Les mesures neutres de la diversité considèrent que toutes les classes auxquelles les objets appartiennent sont différentes, sans que certaines soient plus différentes que d’autres. Par exemple, toutes les espèces sont équidistantes les unes des autres, qu’elles appartiennent au même genre ou à des familles différentes. Intuitivement, l’idée qu’une communauté de \(S\) espèces toutes de genres différents est plus diverse qu’une communauté de \(S\) espèces du même genre est satisfaisante. B. H. Walker (1992) argumente en faveur de la protection de groupes fonctionnels plutôt que de celle de chacune des espèces qui les constitue pour maintenir le bon état des écosystèmes.
Il s’agit donc de caractériser la différence entre deux classes d’objets, puis de construire des mesures de diversité en rapport (Pielou 1975; May 1990; Cousins 1991). En écologie, ces différences sont fonctionnelles ou phylogénétiques, définissant la diversité fonctionnelle (Tilman et al. 1997) ou la diversité phylogénétique (phylodiversity) (Webb, Losos, et Agrawal 2006).
Les premières propositions de ce type d’indices sont dues à Rao (1982) (voir section 7.6) puis, avec nettement moins de succès, Vane-Wright, Humphries, et Williams (1991) et Warwick et Clarke (1995). Chave, Chust, et Thébaud (2007) montrent que la diversité neutre prédit mal la diversité phylogénétique (calculée par l’entropie quadratique de Rao).
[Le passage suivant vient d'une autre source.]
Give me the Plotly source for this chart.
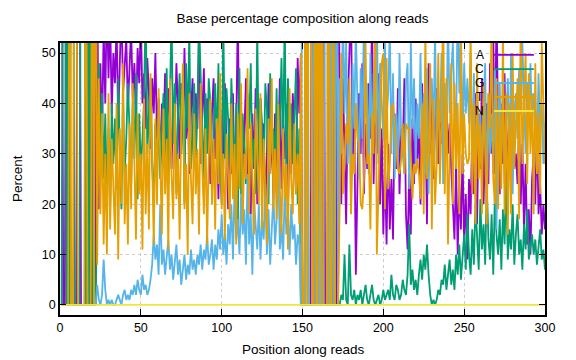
import plotly.graph_objects as go

# Position along reads (1..300)
positions = list(range(1, 301))

# Base percentages (values above 52 run off the top of the chart)
pct_A = [
    100,0,0,100,0,0,0,0,0,0,100,100,0,0,0,0,0,100,0,0,100,0,
    70,19,48,33,55,40,62,45,58,38,
    50,44,56,36,49,60,42,47,53,39,
    46,55,41,48,37,51,44,57,40,46,
    35,49,42,31,45,38,50,33,41,28,
    40,34,46,30,43,37,27,41,35,48,
    39,29,44,36,51,33,40,26,38,45,
    31,42,35,55,28,37,47,30,41,34,
    24,38,45,29,36,21,40,33,27,44,
    31,19,37,26,42,23,35,58,28,39,
    22,34,45,25,31,18,38,27,43,20,
    33,41,24,36,17,30,44,26,35,21,
    38,27,32,45,23,36,29,40,19,34,
    26,42,31,22,49,38,
    50,0,0,0,0,0,0,100,0,0,100,0,0,0,100,0,0,0,100,0,0,100,0,100,
    35,20,45,30,16,40,55,60,28,38,
    6,25,42,30,48,22,36,27,44,33,
    58,24,39,30,46,20,35,14,28,12,
    32,15,25,13,38,27,43,22,35,30,
    45,18,11,26,14,37,24,41,29,35,
    20,44,27,38,16,48,30,40,25,36,
    43,28,38,32,45,26,40,30,36,27,
    20,13,28,10,24,15,30,12,22,9,
    25,18,35,22,42,16,38,27,45,20,
    33,40,24,48,30,55,26,60,35,22,
    40,28,46,24,32,38,21,35,27,30,
    24,36,20,32,15,28,12,19,10,25,
    30,20,35,18,24,14,20,15,
]

pct_C = [
    0,100,100,0,100,0,100,100,0,0,0,0,100,100,100,0,100,0,100,0,0,0,
    20,48,30,42,25,38,22,35,18,40,
    28,37,23,45,30,19,41,26,33,44,
    35,24,40,29,46,21,38,27,33,41,
    60,30,38,45,28,20,36,24,40,25,
    35,42,28,47,24,39,58,32,44,22,
    38,46,30,42,20,48,35,55,27,33,
    44,29,38,56,46,33,25,42,30,45,
    40,26,33,44,31,48,27,20,57,29,
    43,37,28,45,33,25,40,15,47,22,
    38,30,24,42,35,48,27,33,22,55,
    29,41,36,25,44,39,20,46,30,35,
    27,43,22,36,49,31,58,24,45,33,
    40,28,36,47,20,35,
    0,0,0,0,0,0,0,0,0,0,0,0,0,0,0,0,0,0,0,0,0,0,0,0,
    0,2,1,10,1,0,12,2,1,3,
    0,2,1,3,0,2,4,1,0,2,
    4,1,0,1,2,0,1,3,1,2,
    3,1,6,2,1,4,3,1,2,5,
    3,2,6,16,4,7,3,5,2,6,
    9,5,10,7,12,6,2,0,1,0,
    1,3,2,5,4,8,3,6,9,4,
    7,3,10,6,12,5,9,14,7,18,
    10,6,15,8,20,12,7,21,11,16,
    8,24,13,9,18,6,22,14,10,17,
    7,19,12,25,9,15,11,20,8,14,
    18,10,13,7,16,11,19,9,12,14,
    10,13,8,12,15,9,11,7,
]

pct_G = [
    0,0,0,0,0,0,0,0,0,0,0,0,0,0,0,0,0,0,0,0,0,0,
    4,1,0,2,9,3,0,1,0,1,
    0,0,1,2,1,0,2,3,1,2,
    1,3,2,4,2,5,3,2,6,3,
    4,2,3,5,8,14,9,12,6,20,
    8,11,6,9,13,7,10,5,8,12,
    6,9,4,7,10,5,8,6,11,7,
    9,6,10,8,12,7,11,9,14,8,
    10,13,7,12,9,15,11,18,10,14,
    8,16,12,20,9,24,13,17,10,22,
    14,19,8,26,12,18,6,21,15,11,
    20,9,17,13,24,10,19,8,15,22,
    12,17,28,11,16,9,23,14,18,10,
    20,13,16,8,14,12,
    0,100,100,0,100,0,0,0,100,0,0,0,100,0,0,100,100,0,0,100,0,0,100,0,
    45,30,60,38,52,28,42,20,48,35,
    55,40,25,47,33,58,38,44,26,50,
    30,46,36,60,28,48,40,33,52,37,
    42,55,30,46,25,38,27,50,34,29,
    26,44,48,23,52,35,45,28,40,33,
    50,30,42,26,47,22,38,45,33,55,
    28,41,36,50,24,44,32,58,38,46,
    52,40,35,60,42,55,33,48,38,45,
    36,50,28,46,22,44,30,38,26,40,
    48,20,42,30,38,26,47,15,36,44,
    30,40,24,35,45,28,50,22,38,42,
    33,47,38,52,40,30,44,36,48,35,
    42,38,30,46,34,40,28,36,
]

pct_T = [
    0,0,0,0,0,100,0,0,100,100,0,0,0,0,0,100,0,0,0,100,0,100,
    8,45,18,38,12,30,10,42,15,33,
    22,14,40,9,35,20,48,16,28,12,
    36,19,44,25,13,38,22,30,11,41,
    18,32,15,46,24,12,37,20,43,27,
    14,39,22,33,11,45,26,17,40,21,
    30,13,36,48,19,28,10,42,25,16,
    38,22,31,14,44,27,18,35,12,29,
    41,20,33,15,37,24,46,19,30,13,
    34,26,17,40,21,32,12,38,23,44,
    16,30,25,47,18,36,22,14,39,28,
    20,42,15,33,24,12,37,26,45,19,
    31,17,40,23,14,35,21,28,11,43,
    25,18,36,22,30,16,
    50,0,0,100,0,100,100,0,0,100,0,100,0,100,0,0,0,100,0,0,100,0,0,0,
    20,50,22,28,36,32,45,18,30,26,
    40,33,32,20,19,25,52,28,30,15,
    38,30,62,10,24,32,48,50,19,49,
    23,28,39,40,36,31,27,26,29,36,
    26,36,35,35,30,21,28,26,29,26,
    21,40,18,55,25,30,48,15,41,20,
    28,50,24,38,60,22,45,12,33,48,
    20,44,27,40,18,52,26,38,30,28,
    29,56,22,40,16,48,25,36,18,44,
    30,16,42,35,58,25,20,45,19,38,
    23,55,18,42,14,40,18,50,27,36,
    45,17,60,28,40,50,24,46,30,42,
    18,48,26,38,22,52,40,28,
]

pct_N = [0] * 300

for arr in (pct_A, pct_C, pct_G, pct_T, pct_N):
    assert len(arr) == len(positions), len(arr)

bases = ["A", "C", "G", "T", "N"]
series = [pct_A, pct_C, pct_G, pct_T, pct_N]
colors = ["#9400D3", "#009E73", "#56B4E9", "#E69F00", "#F0E442"]

FONT = "Liberation Sans, Arial, sans-serif"

fig = go.Figure()
for name, vals, col in zip(bases, series, colors):
    fig.add_trace(go.Scatter(x=positions, y=vals, mode="lines", name=name,
                             line=dict(color=col, width=1.8), showlegend=False))

# gnuplot-style key: label on the left, sample line on the right
key_y = [0.956, 0.904, 0.853, 0.8015, 0.75]
shapes = []
annotations = []
for name, col, ky in zip(bases, colors, key_y):
    annotations.append(dict(x=0.879, y=ky, xref="paper", yref="paper", text=name,
                            showarrow=False, xanchor="right", yanchor="middle",
                            font=dict(family=FONT, size=12, color="black")))
    shapes.append(dict(type="line", xref="paper", yref="paper", x0=0.895, x1=0.977,
                       y0=ky, y1=ky, line=dict(color=col, width=1.8), layer="above"))

# axis titles placed like gnuplot's
PLOT_L, PLOT_R, PLOT_T, PLOT_B = 60, 31, 43, 45
pw = 576 - PLOT_L - PLOT_R
ph = 360 - PLOT_T - PLOT_B
annotations.append(dict(text="Percent", textangle=-90, showarrow=False,
                        xref="paper", yref="paper",
                        x=(17 - PLOT_L) / pw, y=1 - (179 - PLOT_T) / ph,
                        xanchor="center", yanchor="middle",
                        font=dict(family=FONT, size=13.5, color="black")))
annotations.append(dict(text="Position along reads", showarrow=False,
                        xref="paper", yref="paper",
                        x=(303 - PLOT_L) / pw, y=1 - (349 - PLOT_T) / ph,
                        xanchor="center", yanchor="middle",
                        font=dict(family=FONT, size=13.5, color="black")))

axis_common = dict(showline=True, linecolor="black", linewidth=1.5, mirror="ticks",
                   ticks="inside", ticklen=6, tickcolor="black", automargin=False,
                   showgrid=True, gridcolor="#cccccc", griddash="dot", gridwidth=1,
                   zeroline=False, tickfont=dict(family=FONT, size=12.5, color="black"))

fig.update_layout(
    width=576, height=360,
    paper_bgcolor="white", plot_bgcolor="white",
    margin=dict(l=PLOT_L, r=PLOT_R, t=PLOT_T, b=PLOT_B),
    title=dict(text="Base percentage composition along reads", x=0.5, xref="paper",
               y=1 - 18 / 360, yref="container", yanchor="middle", xanchor="center",
               font=dict(family=FONT, size=13.5, color="black")),
    xaxis=dict(range=[0, 300], tickvals=[0, 50, 100, 150, 200, 250, 300], **axis_common),
    yaxis=dict(range=[-2, 52], tickvals=[0, 10, 20, 30, 40, 50], **axis_common),
    shapes=shapes,
    annotations=annotations,
)

fig.write_html("out.html", config={"displayModeBar": False},
               post_script="document.body.style.margin='0';document.body.style.overflow='hidden';")
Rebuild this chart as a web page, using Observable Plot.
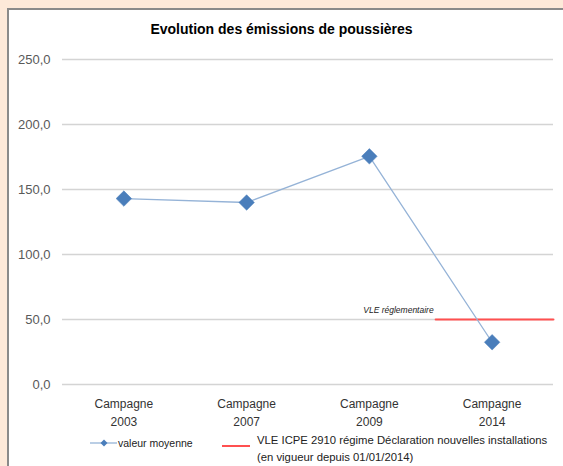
<!DOCTYPE html>
<html>
<head>
<meta charset="utf-8">
<script src="https://cdn.jsdelivr.net/npm/d3@7"></script>
<script src="https://cdn.jsdelivr.net/npm/@observablehq/plot@0.6"></script>
<style>
  html, body { margin: 0; padding: 0; }
  body { width: 563px; height: 466px; background: #fde9d9; position: relative; overflow: hidden; font-family: "Liberation Sans", Arial, sans-serif; }
  #box { position: absolute; left: 7px; top: 8px; width: 600px; height: 500px; background: #fff; border: 2px solid #8a8a8a; box-sizing: border-box; }
  #title { position: absolute; left: 0; width: 563px; top: 21px; text-align: center; font-weight: bold; font-size: 14px; color: #000; }
  #chart { position: absolute; left: 0; top: 0; }
  #legend { position: absolute; left: 0; top: 0; width: 563px; height: 466px; font-size: 10.5px; color: #222; }
  .abs { position: absolute; white-space: nowrap; }
</style>
</head>
<body>
<div id="box"></div>
<div id="title">Evolution des émissions de poussières</div>
<div id="chart"></div>
<div id="legend"></div>
<script>
const campaigns = ["Campagne\n2003", "Campagne\n2007", "Campagne\n2009", "Campagne\n2014"];
const valeurMoyenne = [143, 140, 175.5, 32.5];
const yTicks = [0, 50, 100, 150, 200, 250];
const vleValue = 50;
const vleFrom = 3.54;   // starts between Campagne 2009 and Campagne 2014
const vleTo = 4.5;
const seriesLabel = "valeur moyenne";
const vleLabel = ["VLE ICPE 2910 régime Déclaration nouvelles installations", "(en vigueur depuis 01/01/2014)"];
const vleNote = "VLE réglementaire";

const points = campaigns.map((c, i) => ({idx: i + 1, label: c, value: valeurMoyenne[i]}));
const vleLine = [{x: vleFrom, y: vleValue}, {x: vleTo, y: vleValue}];

const fmt = d => d.toFixed(1).replace(".", ",");

const plot = Plot.plot({
  width: 563,
  height: 430,
  marginLeft: 62,
  marginRight: 10,
  marginTop: 59,
  marginBottom: 46,
  style: {background: "transparent", fontFamily: "Liberation Sans, Arial, sans-serif", fontSize: "13px", color: "#595959"},
  x: {domain: [0.5, 4.5], axis: null},
  y: {domain: [0, 250], ticks: yTicks, tickFormat: fmt, tickSize: 0, tickPadding: 12, label: null},
  marks: [
    Plot.ruleY(yTicks, {stroke: "#d4d4d4", strokeWidth: 1.5}),
    Plot.line(vleLine, {x: "x", y: "y", stroke: "#ff5050", strokeWidth: 2}),
    Plot.text([vleLine[0]], {x: "x", y: "y", text: () => vleNote, textAnchor: "end", dy: -9, dx: -2, fontStyle: "italic", fontSize: 8.5, fill: "#222"}),
    Plot.line(points, {x: "idx", y: "value", stroke: "#95b3d7", strokeWidth: 1.3}),
    Plot.dot(points, {x: "idx", y: "value", symbol: "diamond2", r: 7, fill: "#4a7ebb", stroke: "#4a7ebb", strokeWidth: 0.5}),
    Plot.text(points, {x: "idx", y: () => 0, text: "label", dy: 27, fontSize: 12, fill: "#333", lineHeight: 1.45})
  ]
});
document.getElementById("chart").appendChild(plot);

const legend = document.getElementById("legend");
legend.innerHTML = `
  <svg class="abs" style="left:90px; top:436px" width="27" height="14"><line x1="0" y1="7" x2="27" y2="7" stroke="#95b3d7" stroke-width="1.3"/><path d="M14,3.5 L17.5,7 L14,10.5 L10.5,7 Z" fill="#4a7ebb"/></svg>
  <div class="abs" style="left:118px; top:436px; line-height:14px">${seriesLabel}</div>
  <svg class="abs" style="left:222px; top:439px" width="28" height="14"><line x1="0" y1="7" x2="28" y2="7" stroke="#ff5050" stroke-width="2"/></svg>
  <div class="abs" style="left:257px; top:432px; line-height:17px; font-size:11.3px">${vleLabel[0]}<br>${vleLabel[1]}</div>`;
</script>
</body>
</html>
De nombreuses mesures de diversité ont été créées et plusieurs revues permettent d’en faire le tour. (Ricotta 2007; Vellend et al. 2010) Les mesures présentées ici sont les plus utilisées, et notamment celles qui peuvent être ramenées aux mesures classiques en fixant une distance égale entre toutes les espèces. Le cadre méthodologique dans lequel ces mesures ont été développées est présenté dans ce chapitre, suivi par une revue des nombreuses mesures de diversité fonctionnelles et phylogénétiques de la littérature. L’entropie phylogénétique et la diversité de Leinster et Cobbold sont ensuite développées en détail, suivies d’une synthèse et de considérations sur la mesure de la diversité individuelle plutôt que spécifique.
Des exemples montrent comment calculer cette diversité, principalement à l’aide du package entropart. Le package contient les données d’inventaire de deux hectares du dispositif de Paracou et la taxonomie des espèces concernées :
library("entropart")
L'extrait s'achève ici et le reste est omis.